Position Summary
Serve as the Lead for the team ensuring smooth operation of the Linux cluster consisting of 300+ GPU/CPU compute nodes including parallel filesystems and high-performance network. This is partly technical and partly people leading role which involves supervision of 3-4 experienced HPC system administrators. The role involves development, implementation and supervision of standard operating procedures for the system and the team.
Major Responsibilities
-
System operation and upgrade planning to meet laboratory and customer requirements
-
Workload scheduler policy development and implementation
-
Support of high-performance filesystems
-
Network infrastructure management including TCP/IP and HPC networks
-
Use of scripting languages for nodes automation and configuration management
-
Hardware failures and spare part management
-
Build effective relationships with staff, faculty and students through the Core Labs
-
Manages multiple or significant projects which may require the use of sophisticated project planning techniques
-
Plans, schedules, conducts, or coordinates detailed phases of the work of a major project or in a total project of moderate scope
-
Identifies technical training needs for staff attached to the area
-
Serve as a resource and as a member to respond to security and safety incidents
-
Creates opportunities to enhance technical methodology or content through expansion of existing, or development of, new efforts; may extend technology into new application areas; contributes or leads in major intellectual development activities
-
Provides innovative problem-solving approaches to enhance organizational capabilities; uses peer network to expand technical capabilities and identify new research opportunities
-
Understands broad strategic objectives and contributes to them; nurtures and maintains relationships with major customers
-
May initiate new project concepts; develops technical proposals and makes presentations to potential customers
-
Will supervise several scientists, engineers or technicians on assigned work; provides major input to staffing of overall project teams; builds teams and staff to optimize efficiency and cost effectiveness
-
Identifies and evaluates candidates for open positions; mentors/trains staff in development of technical, project and business development skills
Competencies
-
SLURM workload manager including GPU scheduling
-
Parallel filesystems (Weka IO, Lustre)
-
TCP/IP and high performance networks (Infiniband)
-
Proficient in scripting languages (i.e.

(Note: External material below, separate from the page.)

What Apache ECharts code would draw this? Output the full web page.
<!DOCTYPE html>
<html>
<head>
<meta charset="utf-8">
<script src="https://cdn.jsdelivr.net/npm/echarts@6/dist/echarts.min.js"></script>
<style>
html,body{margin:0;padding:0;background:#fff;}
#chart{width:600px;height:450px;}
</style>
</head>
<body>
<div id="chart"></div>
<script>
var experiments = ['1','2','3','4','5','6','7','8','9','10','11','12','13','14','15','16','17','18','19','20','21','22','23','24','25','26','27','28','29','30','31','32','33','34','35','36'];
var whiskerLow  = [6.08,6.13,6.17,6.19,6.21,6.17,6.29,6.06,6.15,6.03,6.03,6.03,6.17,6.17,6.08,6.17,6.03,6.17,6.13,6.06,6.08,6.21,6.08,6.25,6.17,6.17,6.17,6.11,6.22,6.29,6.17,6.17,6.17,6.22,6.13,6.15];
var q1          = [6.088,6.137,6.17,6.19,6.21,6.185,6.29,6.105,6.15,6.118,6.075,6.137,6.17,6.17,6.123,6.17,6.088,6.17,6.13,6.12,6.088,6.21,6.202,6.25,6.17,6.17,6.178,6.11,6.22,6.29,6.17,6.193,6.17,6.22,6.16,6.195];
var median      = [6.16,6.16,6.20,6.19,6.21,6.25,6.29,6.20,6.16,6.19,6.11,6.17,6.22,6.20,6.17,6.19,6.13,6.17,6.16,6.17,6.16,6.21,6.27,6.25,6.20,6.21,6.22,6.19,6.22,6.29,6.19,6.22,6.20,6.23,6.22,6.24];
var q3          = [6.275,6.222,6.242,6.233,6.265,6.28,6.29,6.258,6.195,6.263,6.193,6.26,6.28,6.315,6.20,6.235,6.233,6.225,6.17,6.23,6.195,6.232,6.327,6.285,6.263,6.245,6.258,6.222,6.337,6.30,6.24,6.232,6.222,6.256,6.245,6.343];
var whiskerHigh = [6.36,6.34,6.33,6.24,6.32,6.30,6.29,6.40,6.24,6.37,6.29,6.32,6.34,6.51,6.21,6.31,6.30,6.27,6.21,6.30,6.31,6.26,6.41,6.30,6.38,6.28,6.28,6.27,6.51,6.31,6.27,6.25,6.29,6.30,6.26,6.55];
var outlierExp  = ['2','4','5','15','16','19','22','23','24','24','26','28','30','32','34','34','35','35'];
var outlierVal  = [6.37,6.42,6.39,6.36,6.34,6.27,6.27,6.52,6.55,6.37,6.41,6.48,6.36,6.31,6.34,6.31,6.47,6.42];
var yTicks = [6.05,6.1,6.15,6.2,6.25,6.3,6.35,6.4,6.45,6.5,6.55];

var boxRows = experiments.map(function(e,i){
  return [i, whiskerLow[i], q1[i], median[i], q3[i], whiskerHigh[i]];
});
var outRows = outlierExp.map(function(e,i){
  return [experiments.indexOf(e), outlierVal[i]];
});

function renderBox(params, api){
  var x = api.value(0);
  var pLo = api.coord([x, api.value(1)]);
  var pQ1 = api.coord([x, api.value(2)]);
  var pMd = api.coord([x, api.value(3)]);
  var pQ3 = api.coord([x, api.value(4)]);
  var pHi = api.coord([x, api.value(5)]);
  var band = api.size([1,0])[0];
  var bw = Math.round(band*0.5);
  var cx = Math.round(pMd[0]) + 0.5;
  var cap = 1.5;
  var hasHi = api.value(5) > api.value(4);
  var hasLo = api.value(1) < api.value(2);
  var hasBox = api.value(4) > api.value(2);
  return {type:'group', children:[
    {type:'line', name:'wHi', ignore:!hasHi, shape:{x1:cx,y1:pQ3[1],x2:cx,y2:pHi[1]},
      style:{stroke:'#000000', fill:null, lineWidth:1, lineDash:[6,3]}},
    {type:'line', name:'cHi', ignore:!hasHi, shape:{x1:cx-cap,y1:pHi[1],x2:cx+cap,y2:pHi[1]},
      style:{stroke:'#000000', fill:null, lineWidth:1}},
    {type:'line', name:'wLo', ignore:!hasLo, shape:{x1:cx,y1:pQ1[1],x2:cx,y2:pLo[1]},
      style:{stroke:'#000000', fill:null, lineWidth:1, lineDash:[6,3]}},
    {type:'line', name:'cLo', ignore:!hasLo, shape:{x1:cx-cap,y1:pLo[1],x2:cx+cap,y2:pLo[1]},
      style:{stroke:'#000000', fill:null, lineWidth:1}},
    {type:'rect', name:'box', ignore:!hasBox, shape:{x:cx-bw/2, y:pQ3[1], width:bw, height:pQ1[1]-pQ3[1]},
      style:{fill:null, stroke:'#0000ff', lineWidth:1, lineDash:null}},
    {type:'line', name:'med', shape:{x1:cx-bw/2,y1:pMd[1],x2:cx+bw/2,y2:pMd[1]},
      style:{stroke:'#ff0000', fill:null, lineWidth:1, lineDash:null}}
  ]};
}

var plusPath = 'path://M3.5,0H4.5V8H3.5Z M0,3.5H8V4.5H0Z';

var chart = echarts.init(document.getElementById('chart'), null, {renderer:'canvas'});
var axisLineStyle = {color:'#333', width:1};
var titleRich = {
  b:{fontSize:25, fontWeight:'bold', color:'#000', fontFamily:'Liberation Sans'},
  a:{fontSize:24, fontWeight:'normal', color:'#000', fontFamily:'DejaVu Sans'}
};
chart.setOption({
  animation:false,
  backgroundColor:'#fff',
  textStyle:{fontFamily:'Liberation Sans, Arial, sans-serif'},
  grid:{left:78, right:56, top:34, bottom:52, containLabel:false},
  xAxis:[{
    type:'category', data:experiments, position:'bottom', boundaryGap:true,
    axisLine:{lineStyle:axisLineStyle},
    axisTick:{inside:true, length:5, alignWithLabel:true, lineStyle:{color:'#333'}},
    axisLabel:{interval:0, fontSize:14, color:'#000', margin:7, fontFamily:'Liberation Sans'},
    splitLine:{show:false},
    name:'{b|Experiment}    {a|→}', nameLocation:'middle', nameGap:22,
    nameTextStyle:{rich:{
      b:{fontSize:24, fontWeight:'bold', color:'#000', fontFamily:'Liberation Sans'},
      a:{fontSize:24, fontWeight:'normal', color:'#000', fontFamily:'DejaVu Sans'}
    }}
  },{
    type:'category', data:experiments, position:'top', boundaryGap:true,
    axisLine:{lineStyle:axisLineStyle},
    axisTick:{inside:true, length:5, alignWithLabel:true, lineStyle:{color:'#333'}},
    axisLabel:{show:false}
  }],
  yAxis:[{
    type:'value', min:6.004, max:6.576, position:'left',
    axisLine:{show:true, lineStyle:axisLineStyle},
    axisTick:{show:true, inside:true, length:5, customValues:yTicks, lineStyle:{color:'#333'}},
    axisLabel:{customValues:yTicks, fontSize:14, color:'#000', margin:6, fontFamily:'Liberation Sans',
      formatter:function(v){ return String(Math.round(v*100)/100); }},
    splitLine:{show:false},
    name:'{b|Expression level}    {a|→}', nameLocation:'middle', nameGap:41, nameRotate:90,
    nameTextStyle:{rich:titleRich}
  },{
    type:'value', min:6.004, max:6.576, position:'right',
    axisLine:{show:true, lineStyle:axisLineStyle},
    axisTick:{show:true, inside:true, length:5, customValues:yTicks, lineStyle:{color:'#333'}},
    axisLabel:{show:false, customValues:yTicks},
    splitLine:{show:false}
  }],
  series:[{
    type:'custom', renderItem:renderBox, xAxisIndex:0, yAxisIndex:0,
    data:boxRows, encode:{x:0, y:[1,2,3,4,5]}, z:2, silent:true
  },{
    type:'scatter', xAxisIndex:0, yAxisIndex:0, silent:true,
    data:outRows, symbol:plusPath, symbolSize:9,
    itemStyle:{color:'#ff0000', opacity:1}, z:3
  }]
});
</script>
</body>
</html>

Bash, Python, Ruby)
-
Familiar with configuration management tools (Puppet)
-
Proficient documentation skills
-
Will have working level contact with users and suppliers
-
Demonstrates an analytical and systematic approach to problem solving
-
Takes the initiative in identifying and negotiating appropriate development opportunities
-
Demonstrates effective communication skills in written and oral English
-
Works effectively with other teams in the Supercomputing Laboratory
-
Plans, schedules and monitors own work (and that of others) competently within limited deadlines and according to relevant legislation and procedures
-
Ability to work successfully in a highly collaborative research environment
-
Uses discretion in identifying and resolving complex problems and assignments
-
Performs a broad range of work, sometimes complex and non-routine, in a variety of environments
-
Maintain expert-level knowledge in most of the laboratory systems, including high performance computing systems administration, high performance storage administration, or high performance network administration
Qualifications and Experience
-
Bachelor of Science (or equivalent) in a relevant discipline plus 10 years’ experience, OR Master of Science (or equivalent) in a relevant discipline plus 7 years’ experience OR Doctor of Philosophy (or equivalent) in a relevant discipline plus 5 years’ experience.